New York CNN Business  — 

President Donald Trump’s looming sanctions on Iran are the biggest in a series of mysteries confronting the oil market right now.

Even though sanctions on Iran’s energy sector go into effect on November 5, questions continue to linger about just how many Iranian barrels will get knocked offline.

South Korea, Japan, Greece and France have already slashed their oil purchases from Iran. But will India get leeway from the Trump administration to keep buying? Will China comply with Trump’s sanctions in the middle of a trade war with the United States?

And then there’s Saudi Arabia, the world’s largest oil exporter. No one knows precisely how much firepower Saudi Arabia has to make up for the loss of Iranian crude.

“This is a big part of the uncertainty that the market is grappling with right now: How much can the Saudis really produce on short notice?” Michael Wittner, global head of oil research at Societe Generale, wrote to clients this week.

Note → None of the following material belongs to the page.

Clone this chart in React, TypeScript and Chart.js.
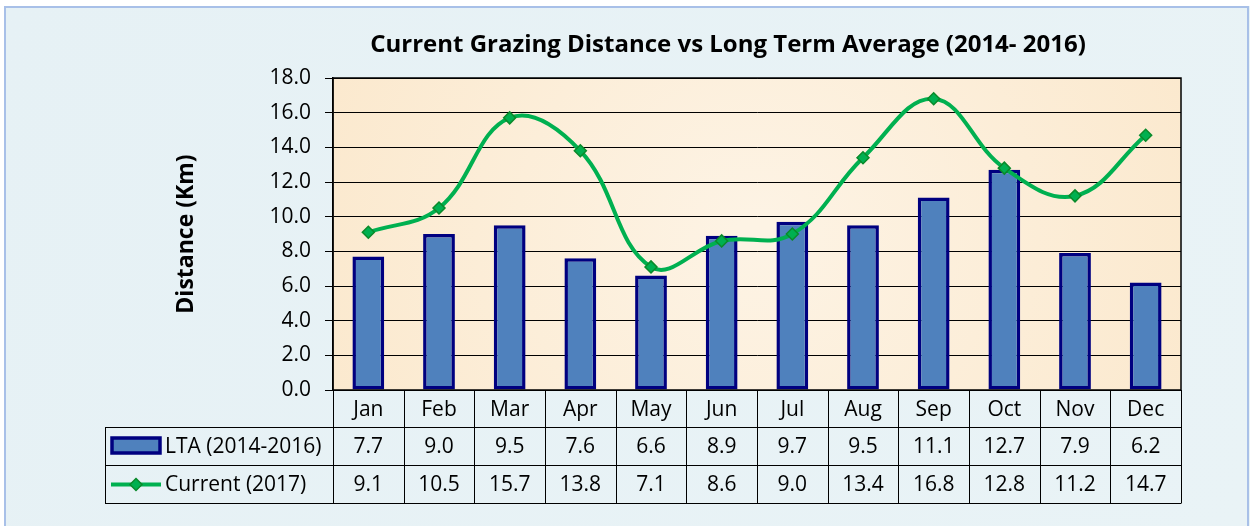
import React, { useEffect, useRef } from "react";
import { Chart, registerables } from "chart.js";

Chart.register(...registerables);

const categories = ["Jan", "Feb", "Mar", "Apr", "May", "Jun", "Jul", "Aug", "Sep", "Oct", "Nov", "Dec"];
const ltaValues = [7.7, 9.0, 9.5, 7.6, 6.6, 8.9, 9.7, 9.5, 11.1, 12.7, 7.9, 6.2];
const currentValues = [9.1, 10.5, 15.7, 13.8, 7.1, 8.6, 9.0, 13.4, 16.8, 12.8, 11.2, 14.7];
const ltaLabel = "LTA (2014-2016)";
const currentLabel = "Current (2017)";
const chartTitle = "Current Grazing Distance vs Long Term Average (2014- 2016)";
const yTitle = "Distance (Km)";

const FONT = "'Open Sans', 'Noto Sans', sans-serif";
const BAR_FILL = "#4f81bd";
const BAR_BORDER = "#000080";
const LINE_COLOR = "#00b050";
const POINT_BORDER = "#0a8a2a";

const decorPlugin = {
  id: "decor",
  beforeDraw(chart: any) {
    const { ctx, width, height, chartArea } = chart;
    ctx.save();
    const bg = ctx.createLinearGradient(0, 0, width, height);
    bg.addColorStop(0, "#e6f1f5");
    bg.addColorStop(1, "#e9f3f6");
    ctx.fillStyle = bg;
    ctx.fillRect(0, 0, width, height);
    ctx.fillStyle = "#ffffff";
    ctx.fillRect(0, 0, width, 6);
    ctx.fillRect(0, 0, 4, height);
    ctx.strokeStyle = "#a8c0e8";
    ctx.lineWidth = 2;
    ctx.strokeRect(5, 7, 1243, height + 10);
    const { left, top, right, bottom } = chartArea;
    const g = ctx.createRadialGradient((left + right) / 2, (top + bottom) / 2, 20, (left + right) / 2, (top + bottom) / 2, 500);
    g.addColorStop(0, "#fdf3e4");
    g.addColorStop(1, "#fbe8cc");
    ctx.fillStyle = g;
    ctx.fillRect(left, top, right - left, bottom - top);
    ctx.restore();
  },
  afterDraw(chart: any) {
    const { ctx, chartArea } = chart;
    const { left, top, right, bottom } = chartArea;
    const xs = chart.scales.x;
    ctx.save();
    // plot frame
    ctx.strokeStyle = "#000";
    ctx.lineWidth = 1.5;
    ctx.strokeRect(left, top, right - left, bottom - top);

    // title
    ctx.fillStyle = "#000";
    ctx.font = `bold 24px ${FONT}`;
    ctx.textAlign = "center";
    ctx.textBaseline = "middle";
    ctx.fillText(chartTitle, 728, 45);

    // data table
    const tableLeft = 105;
    const r0 = bottom;
    const r1 = 427.5;
    const r2 = 465.5;
    const r3 = 503.5;
    const n = categories.length;
    const cw = (right - left) / n;
    ctx.strokeStyle = "#000";
    ctx.lineWidth = 1;
    ctx.beginPath();
    for (const y of [r1, r2, r3]) {
      ctx.moveTo(tableLeft, y);
      ctx.lineTo(right, y);
    }
    for (let i = 0; i <= n; i++) {
      const x = Math.round(left + i * cw) + 0.5;
      ctx.moveTo(x, r0);
      ctx.lineTo(x, r3);
    }
    ctx.moveTo(tableLeft + 0.5, r1);
    ctx.lineTo(tableLeft + 0.5, r3);
    ctx.stroke();

    ctx.font = `21px ${FONT}`;
    ctx.fillStyle = "#000";
    ctx.textAlign = "center";
    ctx.textBaseline = "middle";
    categories.forEach((c, i) => {
      const cx = xs.getPixelForValue(i);
      ctx.fillText(c, cx, (r0 + r1) / 2 + 1);
      ctx.fillText(ltaValues[i].toFixed(1), cx, (r1 + r2) / 2 + 1);
      ctx.fillText(currentValues[i].toFixed(1), cx, (r2 + r3) / 2 + 1);
    });

    // legend keys
    ctx.textAlign = "left";
    ctx.fillStyle = BAR_FILL;
    ctx.fillRect(112, 438, 48, 15);
    ctx.strokeStyle = BAR_BORDER;
    ctx.lineWidth = 3.5;
    ctx.strokeRect(112, 438, 48, 15);
    ctx.fillStyle = "#000";
    ctx.fillText(ltaLabel, 165, (r1 + r2) / 2 + 1);

    const ly = (r2 + r3) / 2;
    ctx.strokeStyle = LINE_COLOR;
    ctx.lineWidth = 4;
    ctx.beginPath();
    ctx.moveTo(111, ly);
    ctx.lineTo(161, ly);
    ctx.stroke();
    ctx.beginPath();
    ctx.moveTo(136, ly - 6);
    ctx.lineTo(142, ly);
    ctx.lineTo(136, ly + 6);
    ctx.lineTo(130, ly);
    ctx.closePath();
    ctx.fillStyle = LINE_COLOR;
    ctx.fill();
    ctx.strokeStyle = POINT_BORDER;
    ctx.lineWidth = 1.5;
    ctx.stroke();
    ctx.fillStyle = "#000";
    ctx.fillText(currentLabel, 165, ly + 1);
    ctx.restore();
  },
};

export default function App() {
  const ref = useRef<HTMLCanvasElement>(null);
  useEffect(() => {
    document.body.style.margin = "0";
    if (!ref.current) return;
    const chart = new Chart(ref.current, {
      type: "bar",
      data: {
        labels: categories,
        datasets: [
          {
            type: "line",
            label: currentLabel,
            data: currentValues,
            borderColor: LINE_COLOR,
            borderWidth: 4,
            tension: 0.4,
            pointStyle: "rectRot",
            pointRadius: 6,
            pointBackgroundColor: LINE_COLOR,
            pointBorderColor: POINT_BORDER,
            pointBorderWidth: 1.5,
            fill: false,
            order: 0,
          } as any,
          {
            type: "bar",
            label: ltaLabel,
            data: ltaValues,
            backgroundColor: BAR_FILL,
            borderColor: BAR_BORDER,
            borderWidth: 3.5,
            borderSkipped: false,
            categoryPercentage: 1,
            barPercentage: 0.45,
            order: 1,
          } as any,
        ],
      },
      options: {
        responsive: false,
        animation: false,
        layout: { padding: { left: 173, top: 78, right: 69, bottom: 136 } },
        plugins: {
          legend: { display: false },
          title: { display: false },
          tooltip: { enabled: false },
        },
        scales: {
          x: { display: false, offset: true },
          y: {
            min: 0,
            max: 18,
            ticks: {
              stepSize: 2,
              padding: 14,
              color: "#000",
              font: { family: FONT, size: 21 },
              callback: (v: any) => Number(v).toFixed(1),
            },
            grid: { color: "#000", lineWidth: 1, tickLength: 8, drawTicks: true },
            border: { display: true, color: "#000", width: 1.5 },
            title: {
              display: true,
              text: yTitle,
              color: "#000",
              font: { family: FONT, size: 23, weight: "bold" },
              padding: { top: 0, bottom: 0 },
            },
            afterFit: (s: any) => {
              s.width = 160;
            },
          },
        },
      },
      plugins: [decorPlugin],
    });
    return () => chart.destroy();
  }, []);
  return (
    <div style={{ width: 1250, height: 526 }}>
      <canvas ref={ref} width={1250} height={526} style={{ display: "block" }} />
    </div>
  );
}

Even if Saudi Arabia is physically able to pump a lot more – a big if – there are new questions about whether the kingdom will be willing to do so. Saudi Arabia has threatened to retaliate against potential sanctions from the United States over the disappearance of Washington Post journalist Jamal Khashoggi.

While Saudi Arabia is unlikely to outright cut production, the kingdom may not be in a rush to come to the rescue either. Saudi Arabia could decide to slow-walk future output hikes.

And it’s not like the United States can quickly compensate for sidelined Iranian barrels.

The US shale oil boom has been slowed a bit in recent months by infrastructure constraints. The Permian Basin grew so quickly that the West Texas shale oilfield is now running out of pipelines to carry crude to refineries. Bottlenecks are expected to persist until the second half of 2019 when new pipelines come online.

Against this backdrop, crude oil prices spiked late this summer before cooling off last week when the US stock market plunged. US oil prices dropped below $70 a barrel on Wednesday for the first time in four weeks.

How low will Iran go?

The biggest X-factor remains Iran. Oil traders are awaiting details from the Trump administration on potential waivers that would allow countries to continue buying at least some oil from Iran.

Trump has taken a tough stance against Iran. John Bolton, Trump’s national security adviser, previously said the goal is to get Iran’s oil exports down to “zero” by November.

On the other hand, Trump could opt to take a middle ground in an effort to prevent oil and gasoline prices spiking ahead of the midterm elections.

Iran, the world’s fifth biggest oil producer, exported about 2.5 million barrels of oil per day during the first half of 2018. However, Iran’s customers began cutting their orders after Trump announced in May that sanctions would be re-imposed.

Daily exports dipped to 2.3 million barrels in July and eventually slumped to around 1.6 million in September, according to estimates from Societe Generale.

US-China trade war complicates things

All told, Iran’s shipments are believed to have dropped by about 900,000 barrels per day. But analysts widely expect that number will grow as the November 4 deadline approaches.

Wittner recently upgraded his estimate of Iran oil export losses to 1.7 million barrels.

“In the end, the impact could be higher, or it could be lower,” Wittner wrote. Still, the concerns about Iran were enough for the oil analyst to ramp up his early 2019 target on US oil prices to $77 a barrel.

Much will depend on how China and India, Iran’s biggest customers, react.

China has a voracious appetite for crude. It’s the biggest oil importer in the world. And Beijing and Washington are squared off in a trade war that shows no sign of letting up.

“The jury is still out on China’s official stance,” said Bjornar Tonhaugen, head of oil markets at Rystad Energy.

How much firepower does Saudi Arabia have?

Trump has repeatedly blasted OPEC over high oil prices and urged the group to pump more.

But OPEC may not have much flexibility to respond. OPEC’s spare capacity, production that can quickly be brought online and sustained, is just 1.4 million barrels, the lowest since December 2016, according to the US Energy Information Administration.

Most of that firepower comes from Saudi Arabia, but the kingdom is already producing a near-record 10.5 million barrels per day, according to OPEC. That’s up from around 9.9 million barrels in the first quarter.

Saudi Arabia claims it could take production up to around 12 million barrels per day, but that remains untested. And such a ramp-up could take time.

“We just have a difficult time believing the Saudis can ramp up production meaningfully in the next 30 days on a sustainable basis,” said Michael Tran, director of global energy strategy at RBC Capital.

Iraq, Nigeria and Libya have all stepped up by increasing output in recent months. But these hotspots are vulnerable to bouts of instability that sidelines output.

“We don’t think that’s sustainable. Things always fall apart there,” said Tran.

All of this raises the stakes when it comes to sanctions on Iran. The oil market appears to have little room for error right now.